= Rosebank Public Library =

Public library in Rosebank

Rosebank Public Library is located on 8 Keyes Avenue, Rosebank, South Africa, at the southern end of Keyes Art Mile. The northern portion of this pedestrianised open-air high street precinct offers multiple galleries to the visually literate consumer who is committed to enabling urban resilience. The southern portion of Keyes Avenue is where Rosebank Public Library is located.

==Facilities and Services==
Rosebank Library provides a range of facilities and services for its patrons, including:
- Book Lending: The library boasts a large collection of books for adults, children, and young adults, covering a wide range of genres, from fiction to non-fiction, as well as academic and reference materials.
- Computer Access: The library offers free access to three computers with internet. Wifi is also available.
- Children's Programs: During the school holidays Rosebank Library hosted regular programs and events aimed at children.

==History==
The City of Johannesburg’s Engineers Department established Rosebank library in 1955. Not much has changed in the library since then, and the shelving and layout retain a mid century modern ambiance. Despite its dated appearance, the library remains a literary center for community engagement, information sharing and reading for the homeless and unemployed as well as learners, students and young professionals who are located in nearby schools and workplace.

The Library is centrally located in the heart of Rosebank. It is situated near key landmarks such as the Rosebank Mall, the Rosebank Gautrain station and Rosebank's many galleries, and contributes to the “GLAM” (Galleries, Libraries, Art and Museum) possibilities in Rosebank.

==Proposed demolition==
Those who profess to be textually literate are concerned by the proposed erasure of a 70 year old library at the less trendy end of Keyes Art Mile.
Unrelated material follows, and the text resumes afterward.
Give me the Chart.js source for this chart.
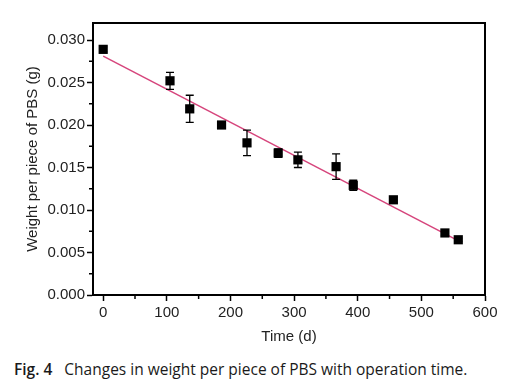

Rosebank Library has serviced this high density, mixed use suburb, but has been earmarked for demolition in 2018, by the Johannesburg Property Company, who manage an R8,6 billion property portfolio, on behalf the city. The proposed demolition is part of a bigger project known as Rosebank Linear Park Development. This decision to appoint a professional valuer to value the Rosebank library property and adjacent park, was announced on a request for tender pages (RFQ188/2025FY/JPC)

==Community impact==
Rosebank Library is an important community resource, especially for students, researchers, and families. It plays a vital role in fostering literacy, providing access to information, and serving as a community gathering place for cultural and educational activities. Many residents of Rosebank and surrounding neighborhoods rely on the library for access to learning materials, career development tools, and recreational reading. The library's emphasis on inclusivity and its ability to adapt to the digital age have made it a key institution in Rosebank’s social and educational landscape.